Kinderarzt Stephan Rupp aus Einsiedeln SZ empfiehlt Mannschaftssportarten, die das Sozialverhalten fördern: «Es bringt Kindern mehr, wenn sie sich verbal wehren können statt mit Gewalt.»
Leichtkontakt-Boxen: «Harte Schläge verboten»

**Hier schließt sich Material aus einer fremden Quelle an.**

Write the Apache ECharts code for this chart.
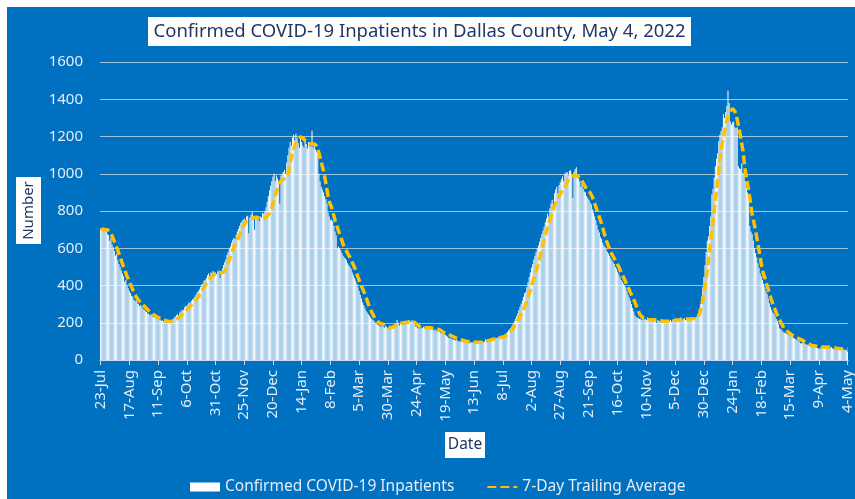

Stefan Käser vom Förderverein für Leichtkontakt-Boxen sagt, harte Schläge seien bei dieser Boxart verboten. Wenn ein Kind nervös sei und die Schläge nicht gut dosiere, könne der Ringrichter den Match abbrechen. Der Schweizer Boxverband schreibt, im klassischen Boxen sei «ein K.o. bei Jugendlichen eher selten». Und das Risiko für Kopf- und Hirnverletzungen relativ klein im Vergleich zu Sportarten wie Fussball. Allerdings sagt Verbandsarzt Geoffrey Delmore, sei es «offensichtlich», dass «zahlreiche ehemalige Boxer» an einer Art Demenz leiden würden, wie sie nach häufigen Schlägen gegen den Kopf auftritt.
So boxen Sie gesund
Diese Boxformen haben keine schädlichen Folgen:
- Beim Fitnessboxen schlägt man nur auf Sandsäcke oder Matratzen.
- Beim Aerobicboxen kombiniert man Bewegungen aus dem Boxen mit Musik.
- Der Berner Fitnessexperte Niklaus Jud sagt: «Diese Boxformen sind ein gutes und effizientes Ganzkörpertraining.» Denn beide Sportarten trainieren Schnelligkeit, Reaktion, Koordination und Ausdauer.